Il est argentin, petit, gaucher, vif, décisif, et n’est jamais aussi fort que lorsqu’il part du côté droit pour rentrer dans l’axe et enrouler un ballon au second poteau… Et pourtant, Paulo Dybala ne voit pas bien pourquoi on le comparerait à Lionel Messi, comme il l’a fait savoir en conférence de presse au printemps en marge du dernier quart de finale de C1 entre la Juve et le Barça : « Les gens doivent savoir que je ne suis pas Messi. Je suis Dybala et je veux simplement être Dybala, même si je comprends que l’on nous rapproche. Il n’y a qu’un seul Messi, comme il n’y avait qu’un seul Maradona.
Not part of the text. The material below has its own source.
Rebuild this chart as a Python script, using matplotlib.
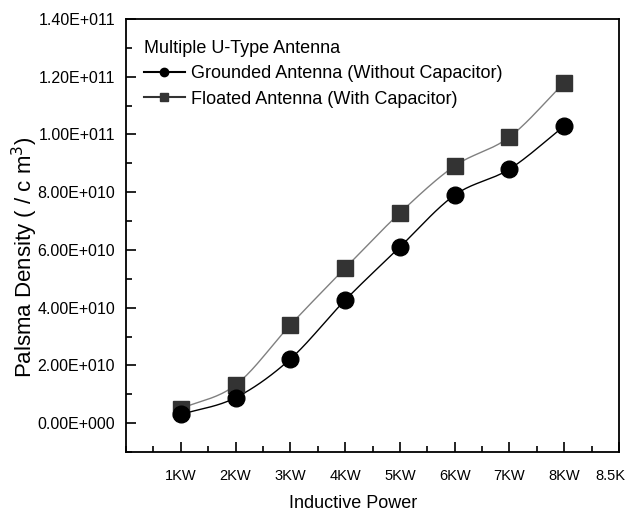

Vous ne pouvez pas remplacer ce genre de joueurs. Les gens ont placé de grandes attentes en moi, et ce genre de comparatifs, ça me met trop de pression. » L’histoire ne dit pas si les carrières de Camel Meriem, Marvin Martin ou Mourad Meghni l’ont inspiré, mais le lutin de la Juve sait que les qualificatifs de « nouveau + patronyme d’un monstre sacré » desservent plus souvent les jeunes espoirs qu’ils ne leur donnent des ailes. À l’exception près qu’en ce qui concerne les trois Français censés lui succéder, Zinédine Zidane a eu la décence de ne pas être l’un de leurs contemporains, ou alors très brièvement. En d’autres termes, il n’a pas court-circuité leur carrière. Ce n’est pas vraiment la même chose ici.
La puce et le pou
Voilà comment l’histoire aurait pu s’écrire : avec 220 millions en poche à dépenser, le Barça aurait dû logiquement se positionner sur le natif de Laguna Larga. Jeune, brillant, en pleine progression tout en disposant déjà d’une belle expérience en Ligue des champions, Dybala était LE joueur idoine, alors que dans le même temps, pour le Turinois, le club catalan aurait pu représenter le dernier cap à franchir pour rentrer définitivement dans le cercle fermé des très grands joueurs hypermédiatisés. D’autant qu’il est clairement toque-compatible. En soi, il apparaît bien plus safe de miser 150 millions sur un homme qui a mis la Serie A à ses pieds à 23 ans que sur un Dembélé qui, malgré son talent indéniable, n’a que le statut de « jeune à fort potentiel » . Mais le problème avec les joueurs similaires, c’est qu’ils sont rarement complémentaires. Aussi magique que soit Dybala avec la Vieille Dame, le Barça compte déjà un joueur de ce profil dans l’effectif. Et, manque de pot, c’est celui qui fait la pluie et le beau temps au club depuis belle lurette. D’ailleurs, l’homme aux protège-tibias minuscules en a remis une couche en conférence de presse, juste avant le remake de ce soir : « Nous jouons au même poste et je peux apprendre un maximum de choses de sa part. Comment interpréter les mouvements des partenaires, comment penser le jeu. Ça peut m’être utile dans le futur. Mais c’est aussi dur de jouer avec lui vu que j’occupe la même position. » Si seulement celui que l’on présente comme peut-être le plus grand joueur de l’histoire était un tant soit peu polyvalent et complet… Mais non, Messi est incapable de jouer côté gauche (ça voudrait dire sacrifier quelques buts) pour laisser la place à son cadet dans sa zone de prédilection.
L’eau et l’huile
Que Messi empêche l’épanouissement absolu de Dybala en club, passe encore. Après tout, devenir une légende à la Juve et y endosser le numéro 10 à vie, c’est bien aussi, même si le catalogue de moves que l’on compte exécuter chaque week-end existe déjà en Catalogne depuis dix ans. Mais le vrai obstacle à l’explosion du Turinois, c’est son passeport. En plus d’avoir le même jeu, il a fallu que Messi et Dybala héritent de la même nationalité. Autant dire qu’on n’est pas près de voir le second briller dans son autre maillot rayé. Les performances catastrophiques de l’Albiceleste en éliminatoires du Mondial sont d’ailleurs un bon moyen d’illustrer que les deux joueurs sont aussi compatibles dans un collectif que de l’eau et de l’huile dans une casserole. Après ses échecs répétés dans la quête d’un titre avec son équipe nationale, Messi aurait pu tirer sa révérence et laisser les clefs à plus jeune que lui. Mais non, il a fallu qu’il sorte de sa retraite internationale au bout de deux mois. Ça dessert la sélection ? Et alors ? Plutôt parasiter l’équipe que de voir un autre réussir où il a échoué. Après tout, le rôle d’un capitaine, c’est de couler avec son navire.